Case Breakdown: The Journey to the Supreme Court
The case began when BMHI, a subsidiary of the Bases Conversion and Development Authority (BCDA), issued AGCs to its employees and board members based on a resolution passed by BCDA’s board. The Commission on Audit (COA) disallowed these payments, citing the lack of legal basis and the absence of a specific BMHI board resolution authorizing the expenditure.
The employees and board members appealed the COA’s decision, but their appeal was denied. They then escalated the case to the COA Proper, which initially absolved the payees of liability but held the approving and certifying officers accountable. However, upon a motion for reconsideration by the approving officers, the COA Proper reversed its decision, reinstating the liability of the payees.

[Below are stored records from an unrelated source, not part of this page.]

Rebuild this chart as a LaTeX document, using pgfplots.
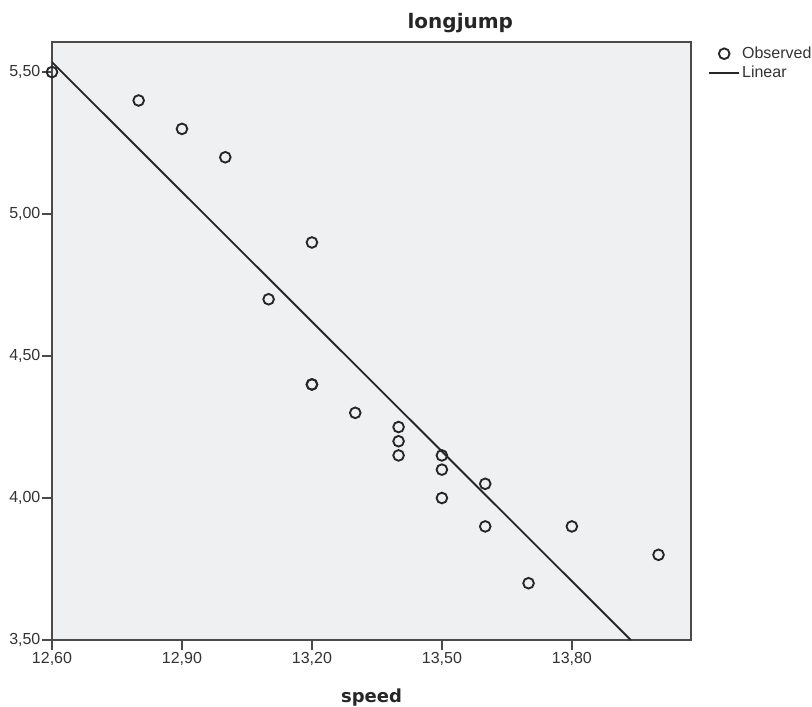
\documentclass[border=0pt]{standalone}
\usepackage{fontspec}
\setmainfont{Liberation Sans}
\newfontfamily\labelfont{DejaVu Sans}
\usepackage{pgfplots}
\pgfplotsset{compat=1.18}
\definecolor{plotbg}{HTML}{EFF0F2}
\definecolor{framegray}{HTML}{4A4A4A}
\definecolor{ink}{HTML}{262626}
\definecolor{ticktext}{HTML}{333333}
\pgfplotsset{
  obs legend/.style={legend image code/.code={\draw[mark repeat=2,mark phase=2,##1] plot coordinates {(0pt,0pt)(11.25pt,0pt)(22.5pt,0pt)};}},
  fit legend/.style={legend image code/.code={\draw[##1] (0pt,0pt) -- (22.5pt,0pt);}}
}

\begin{document}
\begin{tikzpicture}
\path[use as bounding box] (-39pt,-49.5pt) rectangle (570pt,480pt);
\begin{axis}[scale only axis,width=479.25pt,height=448.5pt,
  xmin=12.60,xmax=14.075,ymin=3.50,ymax=5.606,
  axis background/.style={fill=plotbg},
  axis line style={framegray,line width=1.2pt},
  xtick={12.6,12.9,13.2,13.5,13.8},ytick={3.5,4,4.5,5,5.5},
  xtick pos=bottom,ytick pos=left,tick align=outside,major tick length=7.5pt,
  tick style={framegray,line width=1.2pt},
  tick label style={font=\fontsize{12}{14}\selectfont,text=ticktext},
  yticklabel style={inner sep=1pt},xticklabel style={inner sep=1.5pt},
  /pgf/number format/assume math mode=true,
  /pgf/number format/use comma,/pgf/number format/fixed,/pgf/number format/fixed zerofill,/pgf/number format/precision=2,
  scaled x ticks=false,scaled y ticks=false,
  xlabel={speed},
  xlabel style={at={(rel axis cs:0.5,0)},anchor=base,yshift=-46.5pt,font=\labelfont\bfseries\fontsize{13.5}{15}\selectfont,text=ink},
  legend style={draw=none,fill=none,at={(rel axis cs:1,1)},anchor=north west,xshift=12.75pt,yshift=-2pt,
    font=\fontsize{12}{14}\selectfont,text=ticktext,inner sep=0pt,row sep=1pt,
    nodes={inner sep=1.5pt}},
  legend cell align=left,clip mode=individual]
\addplot[only marks,mark=o,mark size=4pt,mark options={ink,line width=1.4pt},obs legend]
  coordinates {(12.60,5.50) (12.80,5.40) (12.90,5.30) (13.00,5.20) (13.10,4.70) (13.20,4.90) (13.20,4.40) (13.20,4.40)
  (13.30,4.30) (13.40,4.25) (13.40,4.20) (13.40,4.15) (13.50,4.15) (13.50,4.10) (13.50,4.00) (13.60,4.05) (13.60,3.90)
  (13.70,3.70) (13.80,3.90) (14.00,3.80)};
\addlegendentry{Observed}
\addplot[ink,line width=1.4pt,fit legend]
  coordinates {(12.60,5.535) (13.936,3.50)};
\addlegendentry{Linear}
\node[anchor=base,font=\labelfont\bfseries\fontsize{15}{17}\selectfont,text=ink] at (rel axis cs:0.639,1) [yshift=9.75pt] {longjump};
\end{axis}
\end{tikzpicture}
\end{document}
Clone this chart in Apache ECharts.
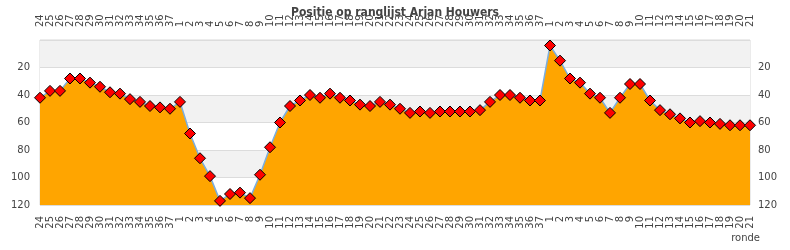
<!DOCTYPE html>
<html><head><meta charset="utf-8">
<script src="https://cdn.jsdelivr.net/npm/echarts@6/dist/echarts.min.js"></script>
<style>html,body{margin:0;padding:0;background:#fff}#c{width:790px;height:250px}</style>
</head><body><div id="c"></div>
<script>
var categories = ['24','25','26','27','28','29','30','31','32','33','34','35','36','37',
 '1','2','3','4','5','6','7','8','9','10','11','12','13','14','15','16','17','18','19','20','21','22','23','24','25','26','27','28','29','30','31','32','33','34','35','36','37',
 '1','2','3','4','5','6','7','8','9','10','11','12','13','14','15','16','17','18','19','20','21'];
var positions = [42,37,37,28,28,31,34,38,39,43,45,48,49,50,
 45,68,86,99,117,112,111,115,98,78,60,48,44,40,42,39,42,44,47,48,45,47,50,53,52,53,52,52,52,52,51,45,40,40,42,44,44,
 4,15,28,31,39,42,53,42,32,32,44,51,54,57,60,59,60,61,62,62,62];
var yTicks = [0,20,40,60,80,100,120];
var titleText = 'Positie op ranglijst Arjan Houwers';
var xAxisName = 'ronde';

var chart = echarts.init(document.getElementById('c'), null, {renderer:'canvas'});
var labelFont = {fontFamily:'DejaVu Sans', fontSize:10, color:'#444'};
var yLabel = {fontFamily:'DejaVu Sans', fontSize:10, color:'#444', showMinLabel:false};
chart.setOption({
  animation:false,
  backgroundColor:'#fff',
  title:{text:titleText, left:'center', top:2,
    textStyle:{fontFamily:'DejaVu Sans Condensed', fontWeight:'bold', fontSize:12, color:'#444'}},
  graphic:[{type:'text', right:30, top:233, style:{text:xAxisName, fontFamily:'DejaVu Sans', fontSize:10, fill:'#444'}}],
  grid:{left:40, right:40, top:40, bottom:45, show:true, borderColor:'#d8d8d8', borderWidth:1},
  xAxis:[
    {type:'category', position:'bottom', data:categories, boundaryGap:false,
     axisLine:{show:false}, axisTick:{show:false},
     axisLabel:Object.assign({interval:0, rotate:90, margin:11}, labelFont)},
    {type:'category', position:'top', data:categories, boundaryGap:false,
     axisLine:{show:false}, axisTick:{show:false},
     axisLabel:Object.assign({interval:0, rotate:90, margin:13}, labelFont)}
  ],
  yAxis:[
    {type:'value', inverse:true, min:yTicks[0], max:yTicks[yTicks.length-1], interval:20, position:'left',
     axisLine:{show:false}, axisTick:{show:false}, axisLabel:Object.assign({margin:10}, yLabel),
     splitLine:{show:true, lineStyle:{color:'#dcdcdc'}},
     splitArea:{show:true, areaStyle:{color:['#f2f2f2','#ffffff']}}},
    {type:'value', inverse:true, min:yTicks[0], max:yTicks[yTicks.length-1], interval:20, position:'right',
     axisLine:{show:false}, axisTick:{show:false}, axisLabel:Object.assign({margin:8}, yLabel),
     splitLine:{show:false}, splitArea:{show:false}}
  ],
  series:[{
    type:'line', data:positions, xAxisIndex:0, yAxisIndex:0,
    symbol:'path://M0,-1L1,0L0,1L-1,0Z', symbolSize:11, showAllSymbol:true,
    lineStyle:{color:'#7aaee0', width:1.5},
    itemStyle:{color:'#ff0000', borderColor:'#000', borderWidth:1},
    areaStyle:{color:'#ffa500', opacity:1, origin:'end'}
  }]
});
</script></body></html>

The Supreme Court’s ruling emphasized the finality of the COA Director’s decision, which had disallowed the AGCs and held the payees, the approving officer, and the certifying officers liable. The Court stated, “Without an express statutory grant and/or a specific board resolution approving its payment, the release of AGCs contravenes the law and must be disallowed.”
The Court also clarified the liability of the parties involved:
- Payees are liable to refund the disallowed amount, regardless of good faith, based on principles of unjust enrichment and solutio indebiti.
- Approving officers are liable for approving expenditures without proper board approval, which is considered gross negligence.
The Supreme Court’s decision underscores the importance of adhering to corporate governance protocols and the potential consequences of failing to do so.
Practical Implications: Navigating Corporate Expenditures
This ruling sets a precedent for how corporate expenditures, especially those involving employee benefits, are scrutinized. Companies must ensure that all financial transactions are backed by a specific statutory authority and approved by their own board of directors. Failure to do so can lead to disallowance of expenditures and personal liability for those involved.
For businesses, it is crucial to review their internal policies and ensure that all expenditures are properly documented and approved. Employees should be aware that receiving unauthorized benefits may require them to refund the amounts received, even if they were unaware of the lack of authorization.
Key Lessons:
- Always verify that any corporate expenditure, especially employee benefits, has been approved by the company’s board of directors.
- Understand the legal basis for any financial transaction to avoid potential disallowance and personal liability.
- Keep meticulous records of all board resolutions and approvals to ensure compliance with corporate governance standards.
Frequently Asked Questions
What is a notice of disallowance?
A notice of disallowance is an official document issued by the Commission on Audit that declares certain expenditures as unauthorized and requires the return of the disallowed amounts.
Can employees be held liable for receiving unauthorized benefits?
Yes, according to the Supreme Court, employees who receive unauthorized benefits can be held liable to refund the amounts received, even if they acted in good faith.
What is the role of the board of directors in approving expenditures?
The board of directors is responsible for approving all corporate expenditures. Without a board resolution, expenditures are considered unauthorized and may be disallowed.
How can a company ensure compliance with corporate governance standards?
Companies should maintain clear policies and procedures for financial transactions, ensure all expenditures are approved by the board, and keep detailed records of all approvals and transactions.
What are the potential consequences of unauthorized expenditures?
Unauthorized expenditures can lead to disallowance by the COA, requiring the return of funds, and may result in personal liability for approving officers and recipients.